Data shown >>
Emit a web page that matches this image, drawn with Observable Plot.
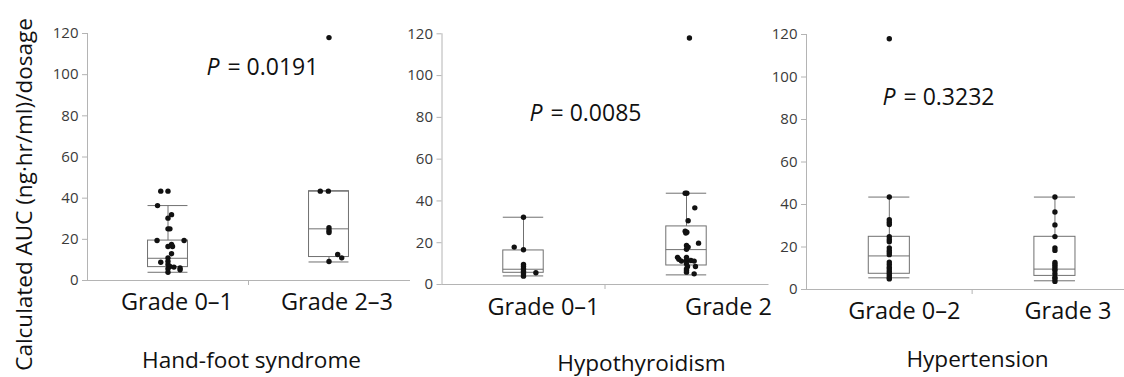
<!DOCTYPE html>
<html><head><meta charset="utf-8">
<script src="https://cdn.jsdelivr.net/npm/d3@7"></script>
<script src="https://cdn.jsdelivr.net/npm/@observablehq/plot@0.6"></script>
<style>
body{margin:0;background:#fff;}
#chart{position:relative;width:1124px;height:377px;overflow:hidden;font-family:"Open Sans",sans-serif;background:#fff;}
#chart svg{position:absolute;left:0;top:0;}
</style></head><body><div id="chart"></div>
<script>
// ---------- data ----------
const yTitle = "Calculated AUC (ng·hr/ml)/dosage";
const panelTitles = ["Hand-foot syndrome", "Hypothyroidism", "Hypertension"];
const groupLabels = [["Grade 0–1", "Grade 2–3"], ["Grade 0–1", "Grade 2"], ["Grade 0–2", "Grade 3"]];
const pValues = ["0.0191", "0.0085", "0.3232"];
const yTicks = [0, 20, 40, 60, 80, 100, 120];

// individual patients (value) and horizontal jitter (in category units)
const hfsLow = [43.4, 43.4, 36.4, 32.0, 30.3, 25.1, 25.1, 19.4, 19.4, 17.5, 16.5, 16.5, 13.0, 11.0, 9.4, 8.9, 7.8, 6.8, 6.5, 6.1, 5.2, 5.7, 4.0];
const hfsLowJit = [-0.045, 0, -0.065, 0.022, 0, 0, 0.012, -0.068, 0.1, 0.022, 0, 0.028, 0.022, 0, 0, -0.045, 0, 0.012, 0.037, 0.075, 0.075, 0, 0];
const hfsHigh = [43.4, 43.4, 25.6, 24.3, 23.3, 12.6, 11.0, 9.2, 118];
const hfsHighJit = [-0.054, -0.004, 0, 0, 0, 0.054, 0.079, 0, 0];

const hypoLow = [32.2, 17.9, 16.6, 9.6, 8.6, 7.5, 6.4, 5.1, 4.0, 5.6];
const hypoLowJit = [0, -0.057, 0, 0, 0, 0, 0, 0, 0, 0.076];
const hypoHigh = [43.7, 43.7, 36.7, 30.5, 25.5, 25.0, 24.6, 19.8, 18.7, 17.9, 16.9, 13.0, 12.1, 13.0, 11.2, 11.5, 11.5, 11.2, 9.9, 8.6, 8.6, 7.5, 6.7, 5.9, 5.1, 118];
const hypoHighJit = [-0.008, 0.002, 0.051, 0.01, -0.008, 0.002, -0.004, 0.074, 0, 0.01, 0, -0.055, -0.047, 0, -0.031, 0, 0.027, 0.047, 0, 0.006, 0.055, 0, 0, 0, 0.047, 0.018];

const htnLow = [43.5, 32.8, 31.7, 30.6, 24.8, 23.5, 22.5, 19.6, 18.4, 17.4, 16.4, 12.9, 11.8, 10.5, 9.6, 8.6, 7.6, 6.6, 5.5, 5.0, 118];
const htnHigh = [43.5, 36.5, 30.4, 24.9, 19.6, 18.4, 12.7, 11.8, 10.8, 9.8, 8.9, 7.4, 5.8, 5.0, 3.8];

// box-plot summary per panel [group1, group2]
const boxLow    = [[4.0, 9.0],  [4.1, 4.6],  [5.5, 4.1]];
const boxQ1     = [[6.5, 11.4], [5.6, 9.1],  [7.4, 6.4]];
const boxMedian = [[10.8, 25.1],[7.3, 16.7], [15.8, 9.6]];
const boxQ3     = [[19.4, 43.4],[16.3, 27.8],[24.8, 24.8]];
const boxHigh   = [[36.4, 43.4],[32.2, 43.7],[43.5, 43.5]];

const pointValues = [[hfsLow, hfsHigh], [hypoLow, hypoHigh], [htnLow, htnHigh]];
const pointJitter = [[hfsLowJit, hfsHighJit], [hypoLowJit, hypoHighJit], [[], []]];

// ---------- layout (pixels / styling only) ----------
const layout = [
  {ml: 87,    mr: 715,   mt: 33,   mb: 97, xmax: 2.5,  labelDx: [9, 8],   labelDy: 29, titleDx: 3,    titleDy: 87, px: 1.239, py: 103.5},
  {ml: 441.5, mr: 356.5, mt: 33.3, mb: 93, xmax: 2.5,  labelDx: [20, 42], labelDy: 30, titleDx: 36.5, titleDy: 86, px: 1.037, py: 81.8},
  {ml: 806,   mr: 0,     mt: 34,   mb: 88, xmax: 2.42, labelDx: [15, 13], labelDy: 29, titleDx: 12,   titleDy: 77, px: 0.959, py: 90.4}
];
const HW = 0.124;            // half box width in category units
const axisGray = "#b4b4b4";
const boxGray = "#707070";

const chart = document.getElementById("chart");

layout.forEach((L, p) => {
  const pts = [];
  pointValues[p].forEach((vals, g) => vals.forEach((v, i) => {
    const j = (pointJitter[p][g] && pointJitter[p][g][i]) || 0;
    pts.push({x: g + 1 + j, y: v});
  }));
  const boxes = [0, 1].map(g => ({
    x: g + 1, lo: boxLow[p][g], q1: boxQ1[p][g], med: boxMedian[p][g], q3: boxQ3[p][g], hi: boxHigh[p][g]
  }));

  const marks = [
    Plot.frame({anchor: "left", stroke: axisGray}),
    Plot.frame({anchor: "bottom", stroke: axisGray}),
    Plot.axisY({ticks: yTicks, tickSize: 5, tickPadding: 4, stroke: axisGray, fill: "#3a3a3a", fontSize: 15, label: null}),
    Plot.axisX({ticks: [1.5], tickSize: 5, tickFormat: () => "", stroke: axisGray, label: null}),
    Plot.ruleX(boxes, {x: "x", y1: "lo", y2: "q1", stroke: boxGray}),
    Plot.ruleX(boxes, {x: "x", y1: "q3", y2: "hi", stroke: boxGray}),
    Plot.rect(boxes, {x1: d => d.x - HW, x2: d => d.x + HW, y1: "q1", y2: "q3", stroke: boxGray, fill: "none"}),
    Plot.ruleY(boxes, {y: "med", x1: d => d.x - HW, x2: d => d.x + HW, stroke: boxGray}),
    Plot.ruleY(boxes, {y: "lo", x1: d => d.x - HW, x2: d => d.x + HW, stroke: boxGray}),
    Plot.ruleY(boxes, {y: "hi", x1: d => d.x - HW, x2: d => d.x + HW, stroke: boxGray}),
    Plot.dot(pts, {x: "x", y: "y", r: 2.7, fill: "#111", stroke: null}),
    Plot.text(["P"], {x: () => L.px, y: () => L.py, text: d => d, textAnchor: "start", fontStyle: "italic", fontSize: 23, fill: "#111"}),
    Plot.text(["= " + pValues[p]], {x: () => L.px, y: () => L.py, text: d => d, textAnchor: "start", dx: 21, fontSize: 23, fill: "#111"}),
    Plot.text([panelTitles[p]], {frameAnchor: "bottom", textAnchor: "middle", text: d => d, dx: L.titleDx, dy: L.titleDy, fontSize: 22.6, fill: "#111"})
  ];
  groupLabels[p].forEach((lab, g) => {
    marks.push(Plot.text([lab], {x: () => g + 1, frameAnchor: "bottom", textAnchor: "middle", text: d => d, dx: L.labelDx[g], dy: L.labelDy, fontSize: 23.5, fill: "#111"}));
  });
  if (p === 0) {
    marks.push(Plot.text([yTitle], {frameAnchor: "left", textAnchor: "middle", text: d => d, rotate: -90, dx: -63, dy: 37.5, fontSize: 22.5, fill: "#111"}));
  }

  const svg = Plot.plot({
    width: 1124, height: 377,
    marginLeft: L.ml, marginRight: L.mr, marginTop: L.mt, marginBottom: L.mb,
    x: {domain: [0.5, L.xmax], axis: null},
    y: {domain: [0, 120], axis: null},
    style: {fontFamily: "'Open Sans', sans-serif", background: "transparent", overflow: "visible"},
    marks
  });
  chart.appendChild(svg);
});
</script></body></html>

Problem to work on >> Quote the material exactly. Pictures stay out.

Completed task >>
Emit a web page that matches this image, drawn with Observable Plot.
<!DOCTYPE html>
<html><head><meta charset="utf-8">
<script src="https://cdn.jsdelivr.net/npm/d3@7"></script>
<script src="https://cdn.jsdelivr.net/npm/@observablehq/plot@0.6"></script>
<style>
body{margin:0;background:#fff;}
#chart{position:relative;width:1124px;height:377px;overflow:hidden;font-family:"Open Sans",sans-serif;background:#fff;}
#chart svg{position:absolute;left:0;top:0;}
</style></head><body><div id="chart"></div>
<script>
// ---------- data ----------
const yTitle = "Calculated AUC (ng·hr/ml)/dosage";
const panelTitles = ["Hand-foot syndrome", "Hypothyroidism", "Hypertension"];
const groupLabels = [["Grade 0–1", "Grade 2–3"], ["Grade 0–1", "Grade 2"], ["Grade 0–2", "Grade 3"]];
const pValues = ["0.0191", "0.0085", "0.3232"];
const yTicks = [0, 20, 40, 60, 80, 100, 120];

// individual patients (value) and horizontal jitter (in category units)
const hfsLow = [43.4, 43.4, 36.4, 32.0, 30.3, 25.1, 25.1, 19.4, 19.4, 17.5, 16.5, 16.5, 13.0, 11.0, 9.4, 8.9, 7.8, 6.8, 6.5, 6.1, 5.2, 5.7, 4.0];
const hfsLowJit = [-0.045, 0, -0.065, 0.022, 0, 0, 0.012, -0.068, 0.1, 0.022, 0, 0.028, 0.022, 0, 0, -0.045, 0, 0.012, 0.037, 0.075, 0.075, 0, 0];
const hfsHigh = [43.4, 43.4, 25.6, 24.3, 23.3, 12.6, 11.0, 9.2, 118];
const hfsHighJit = [-0.054, -0.004, 0, 0, 0, 0.054, 0.079, 0, 0];

const hypoLow = [32.2, 17.9, 16.6, 9.6, 8.6, 7.5, 6.4, 5.1, 4.0, 5.6];
const hypoLowJit = [0, -0.057, 0, 0, 0, 0, 0, 0, 0, 0.076];
const hypoHigh = [43.7, 43.7, 36.7, 30.5, 25.5, 25.0, 24.6, 19.8, 18.7, 17.9, 16.9, 13.0, 12.1, 13.0, 11.2, 11.5, 11.5, 11.2, 9.9, 8.6, 8.6, 7.5, 6.7, 5.9, 5.1, 118];
const hypoHighJit = [-0.008, 0.002, 0.051, 0.01, -0.008, 0.002, -0.004, 0.074, 0, 0.01, 0, -0.055, -0.047, 0, -0.031, 0, 0.027, 0.047, 0, 0.006, 0.055, 0, 0, 0, 0.047, 0.018];

const htnLow = [43.5, 32.8, 31.7, 30.6, 24.8, 23.5, 22.5, 19.6, 18.4, 17.4, 16.4, 12.9, 11.8, 10.5, 9.6, 8.6, 7.6, 6.6, 5.5, 5.0, 118];
const htnHigh = [43.5, 36.5, 30.4, 24.9, 19.6, 18.4, 12.7, 11.8, 10.8, 9.8, 8.9, 7.4, 5.8, 5.0, 3.8];

// box-plot summary per panel [group1, group2]
const boxLow    = [[4.0, 9.0],  [4.1, 4.6],  [5.5, 4.1]];
const boxQ1     = [[6.5, 11.4], [5.6, 9.1],  [7.4, 6.4]];
const boxMedian = [[10.8, 25.1],[7.3, 16.7], [15.8, 9.6]];
const boxQ3     = [[19.4, 43.4],[16.3, 27.8],[24.8, 24.8]];
const boxHigh   = [[36.4, 43.4],[32.2, 43.7],[43.5, 43.5]];

const pointValues = [[hfsLow, hfsHigh], [hypoLow, hypoHigh], [htnLow, htnHigh]];
const pointJitter = [[hfsLowJit, hfsHighJit], [hypoLowJit, hypoHighJit], [[], []]];

// ---------- layout (pixels / styling only) ----------
const layout = [
  {ml: 87,    mr: 715,   mt: 33,   mb: 97, xmax: 2.5,  labelDx: [9, 8],   labelDy: 29, titleDx: 3,    titleDy: 87, px: 1.239, py: 103.5},
  {ml: 441.5, mr: 356.5, mt: 33.3, mb: 93, xmax: 2.5,  labelDx: [20, 42], labelDy: 30, titleDx: 36.5, titleDy: 86, px: 1.037, py: 81.8},
  {ml: 806,   mr: 0,     mt: 34,   mb: 88, xmax: 2.42, labelDx: [15, 13], labelDy: 29, titleDx: 12,   titleDy: 77, px: 0.959, py: 90.4}
];
const HW = 0.124;            // half box width in category units
const axisGray = "#b4b4b4";
const boxGray = "#707070";

const chart = document.getElementById("chart");

layout.forEach((L, p) => {
  const pts = [];
  pointValues[p].forEach((vals, g) => vals.forEach((v, i) => {
    const j = (pointJitter[p][g] && pointJitter[p][g][i]) || 0;
    pts.push({x: g + 1 + j, y: v});
  }));
  const boxes = [0, 1].map(g => ({
    x: g + 1, lo: boxLow[p][g], q1: boxQ1[p][g], med: boxMedian[p][g], q3: boxQ3[p][g], hi: boxHigh[p][g]
  }));

  const marks = [
    Plot.frame({anchor: "left", stroke: axisGray}),
    Plot.frame({anchor: "bottom", stroke: axisGray}),
    Plot.axisY({ticks: yTicks, tickSize: 5, tickPadding: 4, stroke: axisGray, fill: "#3a3a3a", fontSize: 15, label: null}),
    Plot.axisX({ticks: [1.5], tickSize: 5, tickFormat: () => "", stroke: axisGray, label: null}),
    Plot.ruleX(boxes, {x: "x", y1: "lo", y2: "q1", stroke: boxGray}),
    Plot.ruleX(boxes, {x: "x", y1: "q3", y2: "hi", stroke: boxGray}),
    Plot.rect(boxes, {x1: d => d.x - HW, x2: d => d.x + HW, y1: "q1", y2: "q3", stroke: boxGray, fill: "none"}),
    Plot.ruleY(boxes, {y: "med", x1: d => d.x - HW, x2: d => d.x + HW, stroke: boxGray}),
    Plot.ruleY(boxes, {y: "lo", x1: d => d.x - HW, x2: d => d.x + HW, stroke: boxGray}),
    Plot.ruleY(boxes, {y: "hi", x1: d => d.x - HW, x2: d => d.x + HW, stroke: boxGray}),
    Plot.dot(pts, {x: "x", y: "y", r: 2.7, fill: "#111", stroke: null}),
    Plot.text(["P"], {x: () => L.px, y: () => L.py, text: d => d, textAnchor: "start", fontStyle: "italic", fontSize: 23, fill: "#111"}),
    Plot.text(["= " + pValues[p]], {x: () => L.px, y: () => L.py, text: d => d, textAnchor: "start", dx: 21, fontSize: 23, fill: "#111"}),
    Plot.text([panelTitles[p]], {frameAnchor: "bottom", textAnchor: "middle", text: d => d, dx: L.titleDx, dy: L.titleDy, fontSize: 22.6, fill: "#111"})
  ];
  groupLabels[p].forEach((lab, g) => {
    marks.push(Plot.text([lab], {x: () => g + 1, frameAnchor: "bottom", textAnchor: "middle", text: d => d, dx: L.labelDx[g], dy: L.labelDy, fontSize: 23.5, fill: "#111"}));
  });
  if (p === 0) {
    marks.push(Plot.text([yTitle], {frameAnchor: "left", textAnchor: "middle", text: d => d, rotate: -90, dx: -63, dy: 37.5, fontSize: 22.5, fill: "#111"}));
  }

  const svg = Plot.plot({
    width: 1124, height: 377,
    marginLeft: L.ml, marginRight: L.mr, marginTop: L.mt, marginBottom: L.mb,
    x: {domain: [0.5, L.xmax], axis: null},
    y: {domain: [0, 120], axis: null},
    style: {fontFamily: "'Open Sans', sans-serif", background: "transparent", overflow: "visible"},
    marks
  });
  chart.appendChild(svg);
});
</script></body></html>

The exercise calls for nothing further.